2020 has no doubt been a hard year for all of us. Some may have lost their jobs, others may have received pay cuts. Whatever the case, most have come to realize the importance of money management and building financial resilience to be prepared in the long-run. No one knows how the economy might be impacted in the future. 

But, if you do your part and start managing your finances now, you won’t have to worry if life throws you another curveball. For example, you can start by keeping track of the electric tariff to stay on top of electricity prices.

Read on to find out how you can go about managing your finances better!


Set a monthly budget and stick to it 

To most people, planning a budget sounds like a go-to move when trying to better manage one’s finances. But, many fail to realize that it takes a lot of effort and discipline to stick to one’s budget. Unexpected bills and impulse spending are all things that can eat into your income and savings. As such, it’s crucial to come up with a solid budget plan and keep to it. 

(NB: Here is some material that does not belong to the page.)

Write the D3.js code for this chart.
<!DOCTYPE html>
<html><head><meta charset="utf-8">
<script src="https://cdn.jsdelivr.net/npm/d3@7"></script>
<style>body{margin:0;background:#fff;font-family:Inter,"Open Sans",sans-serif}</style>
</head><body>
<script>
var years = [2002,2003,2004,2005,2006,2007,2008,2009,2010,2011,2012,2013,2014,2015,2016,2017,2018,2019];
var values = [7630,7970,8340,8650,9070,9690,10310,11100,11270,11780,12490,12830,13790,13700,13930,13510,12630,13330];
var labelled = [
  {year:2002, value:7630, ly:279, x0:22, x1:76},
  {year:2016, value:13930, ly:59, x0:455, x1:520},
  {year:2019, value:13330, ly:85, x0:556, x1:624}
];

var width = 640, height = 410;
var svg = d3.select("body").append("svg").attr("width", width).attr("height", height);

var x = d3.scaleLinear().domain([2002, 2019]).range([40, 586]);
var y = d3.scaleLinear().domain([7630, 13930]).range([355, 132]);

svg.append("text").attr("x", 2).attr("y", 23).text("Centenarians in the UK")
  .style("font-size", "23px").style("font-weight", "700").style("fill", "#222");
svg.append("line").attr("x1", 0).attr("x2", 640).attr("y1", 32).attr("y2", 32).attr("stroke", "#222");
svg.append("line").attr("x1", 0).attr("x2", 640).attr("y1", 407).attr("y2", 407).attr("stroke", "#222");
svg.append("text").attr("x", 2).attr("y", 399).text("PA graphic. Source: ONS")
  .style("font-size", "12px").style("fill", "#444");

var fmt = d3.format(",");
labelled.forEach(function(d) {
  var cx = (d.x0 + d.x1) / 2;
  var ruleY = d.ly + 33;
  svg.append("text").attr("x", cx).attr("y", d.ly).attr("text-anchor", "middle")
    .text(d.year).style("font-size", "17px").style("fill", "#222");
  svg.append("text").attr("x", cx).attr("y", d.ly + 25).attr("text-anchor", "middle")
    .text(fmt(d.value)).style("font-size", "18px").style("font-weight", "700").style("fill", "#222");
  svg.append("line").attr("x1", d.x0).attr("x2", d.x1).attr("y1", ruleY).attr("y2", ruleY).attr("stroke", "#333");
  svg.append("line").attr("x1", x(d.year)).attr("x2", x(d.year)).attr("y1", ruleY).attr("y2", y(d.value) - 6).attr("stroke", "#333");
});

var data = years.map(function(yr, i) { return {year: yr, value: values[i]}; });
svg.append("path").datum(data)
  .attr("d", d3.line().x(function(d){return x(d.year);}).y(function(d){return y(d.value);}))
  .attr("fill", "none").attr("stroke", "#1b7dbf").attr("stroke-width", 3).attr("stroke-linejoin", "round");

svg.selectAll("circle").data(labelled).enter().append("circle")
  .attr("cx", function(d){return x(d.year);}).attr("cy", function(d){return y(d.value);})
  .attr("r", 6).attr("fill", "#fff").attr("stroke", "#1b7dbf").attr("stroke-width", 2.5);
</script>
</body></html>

When planning your budget, you can try the 50-30-20 method:

  • 50% of your income goes to necessities such as loans, bills, groceries
  • 30% of your income goes to wants such as eating out, shopping, and recreational activities 
  • 20% of your income is to be saved

If you find yourself spending more than you save, try setting up a separate savings account. Set up an auto-draft so that 20% of your income is automatically transferred to that account. This way, you won’t be tempted to spend part of your savings unnecessarily. 

Clear debts like student loans ASAP

When you’re trying to pay off debt and save money at the same time, it can be difficult to decide which to prioritize. To ease this burden, try reducing any unnecessary spending. Stop going to your favorite coffee shop every morning and paying $7 for a cup of coffee. Instead, start brewing your own coffee at home. Cook your meals instead of dining out for every meal. Little changes like these can cut down unnecessary expenditure in the long run and you’ll also have more money left to pay off your debts. 

In addition, paying off your smallest loans may be tempting. But, it’s almost better to pay off the ones with the highest interest fees. Remember, holding off on paying back loans with high-interest fees means you have to repay even more money in the long run. So, it’s best you clear those first then work on settling smaller loans. 

Another thing to take note of is not to borrow more than you can afford to pay back. In times of uncertainty, you won’t know if your income will remain the same. To avoid owing more than you can repay, ensure that you have sufficient funds to cover necessary expenses before taking on any long-term repayment plans. 

Pay credit card bills in full and on time

Keeping track of multiple billing dates and loan repayments is difficult. To stay on top of all your repayments, consider setting up automatic bank drafts so you don’t miss out on anything. With automatic drafting, all repayments will be transferred on time. All you have to do is make sure you have sufficient funds in your bank account. In addition, you can also opt to have all your bills and repayments transferred out on the same day. This way, you won’t have to keep checking your account balance.

You can also avoid accumulating debt by paying your credit card bills and on time. It may be tempting to repay the minimum amount indicated by your bank or credit card issuer. However, this is also one of the easiest ways to rack up high amounts of debt.  If you find it is too stressful and unmanageable to pay your debt, you can check out Innovis credit bureau that keeps your info up to date, safe, and secure at all times.

If you find it hard to pay for your credit card bills in full, you should also think of switching to paying with a debit card. This way, you won’t have to worry about repayments and spending beyond your means. 

Rethink loans for non-essentials like a luxury car

By now, most of us know what constitutes a need and a want. Knowing when to spend and when not to is especially important when it comes to making big purchases and taking on long-term loans.

If you’re thinking of upgrading your car or buying a bigger apartment, stop and think if it’s a necessary lifestyle choice or a financial burden you’ll have to shoulder for the next few years. 

Consider refinancing your housing loans 

Throughout your life, you’ll probably spend a hefty amount of time and money repaying your housing loans. As such, you may want to consider refinancing your house once the lock-in period has ended. By doing so, you’ll be able to save on lower interest rates and enjoy a better cash flow.

Know your insurance well and what you’re covered for

Being insured is as important as saving. But, insurance policies can also be an unnecessary expenditure if you buy the wrong insurance policies. Common mistakes that people make include signing up for insurance policies that overlap one another.

Read through all insurance policies carefully and multiple times if need be before buying them. Consider getting a trusted insurance agent to do the work for you if you’re not too familiar with the jargon.

Sign up for free courses to diversify your skills

Last but not least, it’s never too late to pick up a new skill. In a climate like this, you never know which jobs may go and which may stay. Increase your employment chances by diversifying your skills in areas that have good career prospects. Many courses and workshops available are reasonably priced so you don’t have to worry about spending a fortune either. 


Knowing how to manage your money and building up financial resilience will serve you well in the future. If you start building good financial habits now, you’ll be better prepared for unforeseeable dips in the economy. It may take some effort and time to rethink and replan your finances. But, it’s better to get started now than regret it in the future.